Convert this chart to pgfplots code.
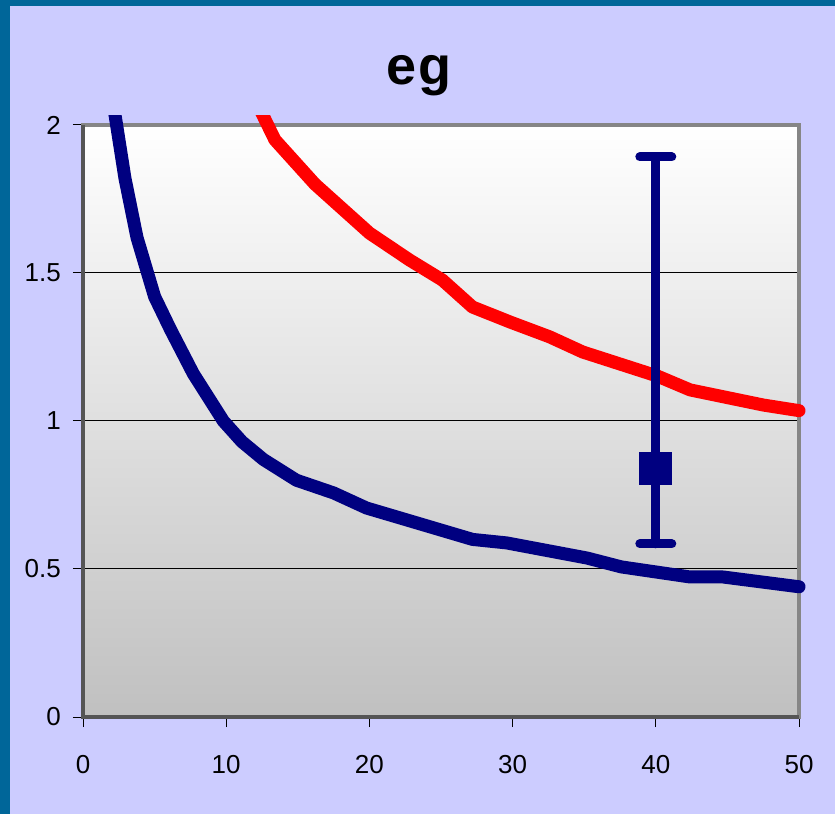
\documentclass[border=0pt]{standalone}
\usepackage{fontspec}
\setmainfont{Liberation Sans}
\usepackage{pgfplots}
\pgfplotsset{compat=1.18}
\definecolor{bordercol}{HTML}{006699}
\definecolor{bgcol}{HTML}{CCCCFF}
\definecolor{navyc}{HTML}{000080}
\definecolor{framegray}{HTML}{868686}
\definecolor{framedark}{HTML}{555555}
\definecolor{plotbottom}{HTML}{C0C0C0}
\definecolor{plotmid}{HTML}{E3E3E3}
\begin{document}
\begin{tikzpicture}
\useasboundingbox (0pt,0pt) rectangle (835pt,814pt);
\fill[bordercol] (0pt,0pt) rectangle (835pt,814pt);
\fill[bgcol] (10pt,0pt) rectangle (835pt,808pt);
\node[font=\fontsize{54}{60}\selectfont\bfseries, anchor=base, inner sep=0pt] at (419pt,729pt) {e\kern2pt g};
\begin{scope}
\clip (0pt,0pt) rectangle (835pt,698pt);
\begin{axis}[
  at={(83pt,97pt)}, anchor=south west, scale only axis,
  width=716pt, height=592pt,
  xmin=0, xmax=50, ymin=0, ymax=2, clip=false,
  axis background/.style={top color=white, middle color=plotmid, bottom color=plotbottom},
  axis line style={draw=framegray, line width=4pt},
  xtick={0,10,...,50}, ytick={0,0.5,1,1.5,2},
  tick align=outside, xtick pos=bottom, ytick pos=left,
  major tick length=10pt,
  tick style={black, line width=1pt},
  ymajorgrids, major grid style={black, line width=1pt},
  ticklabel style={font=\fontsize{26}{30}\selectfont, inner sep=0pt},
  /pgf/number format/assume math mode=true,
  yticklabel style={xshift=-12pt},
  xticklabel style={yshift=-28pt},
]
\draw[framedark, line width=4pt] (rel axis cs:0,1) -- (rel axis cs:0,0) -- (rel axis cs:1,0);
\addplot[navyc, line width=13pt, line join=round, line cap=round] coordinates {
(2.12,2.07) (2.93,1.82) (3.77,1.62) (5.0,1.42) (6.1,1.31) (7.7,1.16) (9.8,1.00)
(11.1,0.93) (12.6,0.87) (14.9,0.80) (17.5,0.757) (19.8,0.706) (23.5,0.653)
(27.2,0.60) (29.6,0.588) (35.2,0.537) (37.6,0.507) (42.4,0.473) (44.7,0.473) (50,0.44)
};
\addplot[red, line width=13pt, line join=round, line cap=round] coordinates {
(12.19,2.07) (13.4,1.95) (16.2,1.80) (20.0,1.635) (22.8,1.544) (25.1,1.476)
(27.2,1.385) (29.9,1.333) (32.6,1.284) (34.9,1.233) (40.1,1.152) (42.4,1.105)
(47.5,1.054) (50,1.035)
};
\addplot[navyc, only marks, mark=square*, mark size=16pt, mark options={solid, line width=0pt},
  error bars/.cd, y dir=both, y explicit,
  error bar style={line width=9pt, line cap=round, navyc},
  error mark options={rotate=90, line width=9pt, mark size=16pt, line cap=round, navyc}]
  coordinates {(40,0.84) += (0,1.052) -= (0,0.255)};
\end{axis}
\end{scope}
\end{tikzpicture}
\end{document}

____

## [CHALLENGE]
Exclude the pictures. Write out the remaining data exactly.

## [THE SOLUTION]
Convert this chart to pgfplots code.
\documentclass[border=0pt]{standalone}
\usepackage{fontspec}
\setmainfont{Liberation Sans}
\usepackage{pgfplots}
\pgfplotsset{compat=1.18}
\definecolor{bordercol}{HTML}{006699}
\definecolor{bgcol}{HTML}{CCCCFF}
\definecolor{navyc}{HTML}{000080}
\definecolor{framegray}{HTML}{868686}
\definecolor{framedark}{HTML}{555555}
\definecolor{plotbottom}{HTML}{C0C0C0}
\definecolor{plotmid}{HTML}{E3E3E3}
\begin{document}
\begin{tikzpicture}
\useasboundingbox (0pt,0pt) rectangle (835pt,814pt);
\fill[bordercol] (0pt,0pt) rectangle (835pt,814pt);
\fill[bgcol] (10pt,0pt) rectangle (835pt,808pt);
\node[font=\fontsize{54}{60}\selectfont\bfseries, anchor=base, inner sep=0pt] at (419pt,729pt) {e\kern2pt g};
\begin{scope}
\clip (0pt,0pt) rectangle (835pt,698pt);
\begin{axis}[
  at={(83pt,97pt)}, anchor=south west, scale only axis,
  width=716pt, height=592pt,
  xmin=0, xmax=50, ymin=0, ymax=2, clip=false,
  axis background/.style={top color=white, middle color=plotmid, bottom color=plotbottom},
  axis line style={draw=framegray, line width=4pt},
  xtick={0,10,...,50}, ytick={0,0.5,1,1.5,2},
  tick align=outside, xtick pos=bottom, ytick pos=left,
  major tick length=10pt,
  tick style={black, line width=1pt},
  ymajorgrids, major grid style={black, line width=1pt},
  ticklabel style={font=\fontsize{26}{30}\selectfont, inner sep=0pt},
  /pgf/number format/assume math mode=true,
  yticklabel style={xshift=-12pt},
  xticklabel style={yshift=-28pt},
]
\draw[framedark, line width=4pt] (rel axis cs:0,1) -- (rel axis cs:0,0) -- (rel axis cs:1,0);
\addplot[navyc, line width=13pt, line join=round, line cap=round] coordinates {
(2.12,2.07) (2.93,1.82) (3.77,1.62) (5.0,1.42) (6.1,1.31) (7.7,1.16) (9.8,1.00)
(11.1,0.93) (12.6,0.87) (14.9,0.80) (17.5,0.757) (19.8,0.706) (23.5,0.653)
(27.2,0.60) (29.6,0.588) (35.2,0.537) (37.6,0.507) (42.4,0.473) (44.7,0.473) (50,0.44)
};
\addplot[red, line width=13pt, line join=round, line cap=round] coordinates {
(12.19,2.07) (13.4,1.95) (16.2,1.80) (20.0,1.635) (22.8,1.544) (25.1,1.476)
(27.2,1.385) (29.9,1.333) (32.6,1.284) (34.9,1.233) (40.1,1.152) (42.4,1.105)
(47.5,1.054) (50,1.035)
};
\addplot[navyc, only marks, mark=square*, mark size=16pt, mark options={solid, line width=0pt},
  error bars/.cd, y dir=both, y explicit,
  error bar style={line width=9pt, line cap=round, navyc},
  error mark options={rotate=90, line width=9pt, mark size=16pt, line cap=round, navyc}]
  coordinates {(40,0.84) += (0,1.052) -= (0,0.255)};
\end{axis}
\end{scope}
\end{tikzpicture}
\end{document}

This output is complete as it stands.